Sentindo que para além dos estudos e das avaliações inerentes ao último ano de secundário me restava imenso tempo livre senti que o tinha de preencher com algo, digamos, “fora da caixa”. Inicialmente, ocupei-me com leituras de Aldous Huxley, Anthony Bourdain, John Steinbeck, entre outros. Mas em fevereiro surge inesperadamente a oportunidade do Serviço de Voluntariado Europeu. Eu já era familiarizado com a organização e com a natureza dos projectos do programa ERASMUS+ mas nunca tinha tencionado candidatar-me a meio do meu Secundário. No entanto, como recusar um mês na Turquia com 25 voluntários de um pouco de toda a Europa e com as despesas todas financiadas pela União Europeia?
Tendo como pilares principais a sensibilização ambiental e a Land Art, o projeto foi pretexto para um rico intercâmbio cultural fértil em amizades e experiências únicas. Desde limpeza de praias a ações de sensibilização junto dos locais, a iniciativa excedeu os seus propósitos iniciais e abrangeu efemérides como o Dia Internacional da Síndrome de Down e problemáticas como a crise do plástico descartável.
Depois de várias viagens e experiências a nível internacional, devo confessar que nunca tinha sido tão difícil regressar a Portugal e que o mês que havia passado tinha sido, indubitavelmente, o melhor mês da minha vida. Principalmente pelas amizades que fiz e pelo espírito de comunidade que criámos.
Motivado pelos meus professores e colegas na Escola Básica e Secundária de Anadia fui levado a partilhar estas aventuras primeiro como um testemunho pessoal, íntimo e improvisado apenas à minha turma. Depois, preparei algumas apresentações onde partilhei estas experiências com várias turmas de secundário. A partilha era em si mesma um fim e, mas, também um meio. Por um lado, desejava melhorar as minhas capacidades comunicativas e descritivas e por outro queria usar as minhas histórias como forma de levar os meus colegas a iniciar as suas próprias aventuras e os seus próprios caminhos naquilo que por vezes lhes sujeita interesse, mas que frequentemente é reprimido pela natureza da rotina estudantil ou por receios e inseguranças.
Relativamente ao feedback, fiquei extremamente admirado com a resseção das minhas apresentações. Felizmente contei sempre com ouvintes entusiasmados e atentos ao que lhes narrava. A minha surpresa surge do facto de achar que há uma certa desmotivação e indiferença, de certo modo superficialmente niilista, por parte da juventude face à possibilidade de fugir a um sistema de ensino que em muitos casos os drena de vontade ou energia para perseguirem outras aspirações e que por vezes até encontra orgulho em não querer saber de nada ou negligenciar o seu desenvolvimento intelectual como forma de protesto individual. Atenção, não pretendo generalizar nem a justeza do sistema educativo nacional ou a natureza dos jovens pois também acredito que é possível atingir sucesso escolar e promover a nossa educação para além das paredes das escolas noutros trilhos traçados independente e originalmente.
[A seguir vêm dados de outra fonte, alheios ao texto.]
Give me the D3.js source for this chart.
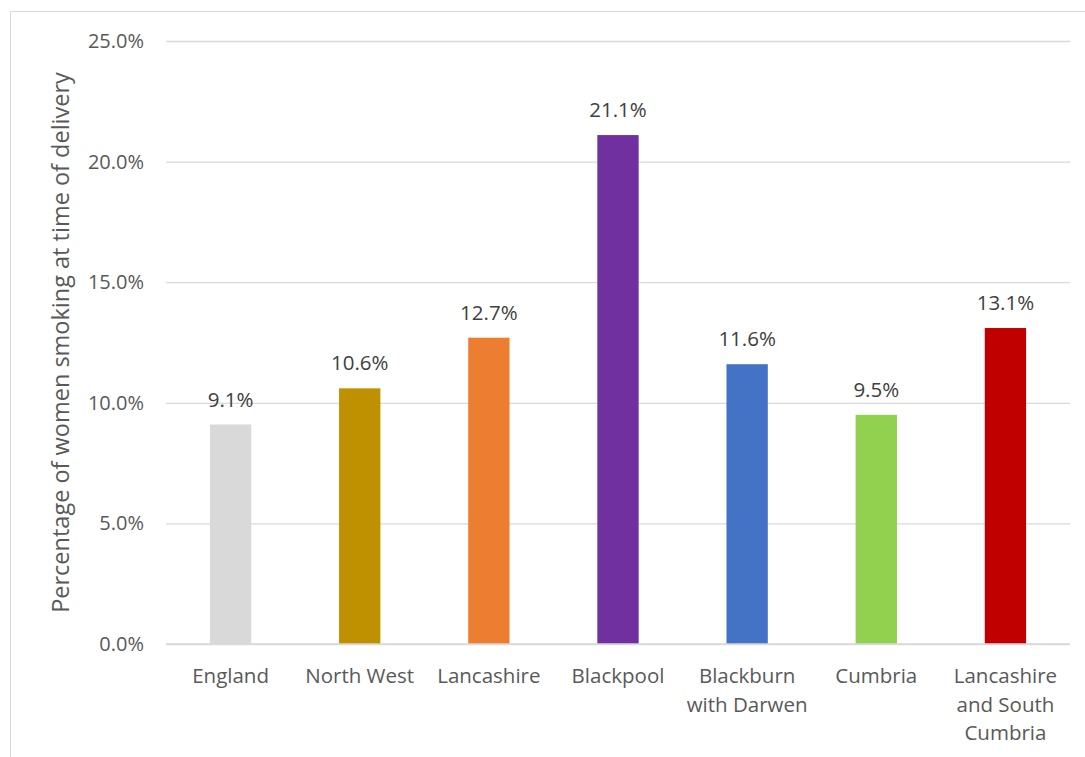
<!DOCTYPE html>
<html>
<head>
<meta charset="utf-8">
<script src="https://cdn.jsdelivr.net/npm/d3@7"></script>
<style>
  body { margin: 0; background: #fff; }
  text { font-family: "Open Sans", "Noto Sans", sans-serif; }
</style>
</head>
<body>
<div id="chart"></div>
<script>
// Chart data
let categories = ["England", "North West", "Lancashire", "Blackpool", "Blackburn with Darwen", "Cumbria", "Lancashire and South Cumbria"];
let categoryLines = [["England"], ["North West"], ["Lancashire"], ["Blackpool"], ["Blackburn", "with Darwen"], ["Cumbria"], ["Lancashire", "and South", "Cumbria"]];
let values = [9.1, 10.6, 12.7, 21.1, 11.6, 9.5, 13.1];
let barColors = ["#d9d9d9", "#bf9000", "#ed7d31", "#7030a0", "#4472c4", "#92d050", "#c00000"];
let yTicks = [0, 5, 10, 15, 20, 25];

let width = 1085, height = 757;
let margin = {top: 41, left: 166, right: 15, bottom: 113};

let svg = d3.select("#chart")
    .append("svg")
    .attr("width", width)
    .attr("height", height);

// Outer chart border
svg.append("rect")
    .attr("x", 10.5)
    .attr("y", 11.5)
    .attr("width", width + 10)
    .attr("height", height + 10)
    .attr("fill", "none")
    .attr("stroke", "#d9d9d9");

let g = svg.append("g")
    .attr("transform", `translate(${margin.left}, ${margin.top})`);

let innerW = width - margin.left - margin.right;
let innerH = height - margin.top - margin.bottom;

let x = d3.scaleBand()
    .domain(categories)
    .range([0, innerW])
    .paddingInner(0.68)
    .paddingOuter(0.34);

let y = d3.scaleLinear()
    .domain([0, 25])
    .range([innerH, 0]);

// Gridlines + y labels
let yAxis = g.append("g")
    .call(d3.axisLeft(y).tickValues(yTicks).tickSize(-innerW).tickPadding(22)
        .tickFormat(d => d.toFixed(1) + "%"));
yAxis.select(".domain").remove();
yAxis.selectAll("line").attr("stroke", "#d9d9d9").attr("stroke-width", 1.3);
yAxis.selectAll("text")
    .attr("fill", "#595959")
    .style("font-size", "20px");

// Bars
g.selectAll("rect.bar")
    .data(values)
    .enter()
    .append("rect")
    .attr("class", "bar")
    .attr("x", (d, i) => x(categories[i]))
    .attr("y", d => y(d))
    .attr("width", x.bandwidth())
    .attr("height", d => innerH - y(d))
    .attr("fill", (d, i) => barColors[i]);

// Baseline
g.append("line")
    .attr("x1", 0).attr("x2", innerW)
    .attr("y1", innerH).attr("y2", innerH)
    .attr("stroke", "#d9d9d9")
    .attr("stroke-width", 1.5);

// Data labels
g.selectAll("text.val")
    .data(values)
    .enter()
    .append("text")
    .attr("class", "val")
    .attr("x", (d, i) => x(categories[i]) + x.bandwidth() / 2)
    .attr("y", d => y(d) - 18)
    .attr("text-anchor", "middle")
    .attr("fill", "#404040")
    .style("font-size", "20.5px")
    .text(d => d.toFixed(1) + "%");

// Category labels
let catG = g.selectAll("text.cat")
    .data(categoryLines)
    .enter()
    .append("text")
    .attr("class", "cat")
    .attr("text-anchor", "middle")
    .attr("fill", "#595959")
    .style("font-size", "20.5px");
catG.selectAll("tspan")
    .data((d, i) => d.map(t => ({t: t, i: i})))
    .enter()
    .append("tspan")
    .attr("x", d => x(categories[d.i]) + x.bandwidth() / 2)
    .attr("y", (d, j) => innerH + 39 + j * 28.5)
    .text(d => d.t);

// Y axis title
g.append("text")
    .attr("transform", `translate(-97, ${innerH / 2}) rotate(-90)`)
    .attr("text-anchor", "middle")
    .attr("fill", "#595959")
    .style("font-size", "23.5px")
    .text("Percentage of women smoking at time of delivery");
</script>
</body>
</html>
Questões acerca do meu futuro deixam-me sempre com um temor existencialista digno de uma personagem de um livro de Sartre ou Camus. Devido a múltiplos interesses, sonhos e planos é sempre difícil comprometer-me definidamente com algo específico, no entanto o período pós-secundário que segue ao fim dos exames nacionais abre um mar de questões que me exigem decisões delimitadas, sucintas e seguras.
Considerei Sociologia, ponderei Antropologia, refleti acerca de História e Literatura, o Inglês era também uma alternativa. Queria conciliar algo como ser escritor, trabalhar na National Geographic ou ser professor com qualquer decisão que tomasse.
Depois de tanta indecisão e de passar por fases de uma terrível indefinição e insegurança acabei por chegar ao ponto onde me encontro neste momento, entre estudar Línguas e Relações Internacionais na Universidade do Porto ou em Inglaterra na universidade de Portsmouth. Contrariamente ao que se poderia deduzir do meu percurso nos últimos anos, o mais provável é permanecer em Portugal. Dentro de 2 dias partirei para Itália onde ficarei por duas semanas em casa de um amigo que o projecto na Turquia me presenteou. Enquanto lá, as notas dos exames sairão e será em Itália que terei de fazer a derradeira decisão que influenciará os três anos que tenho pela frente.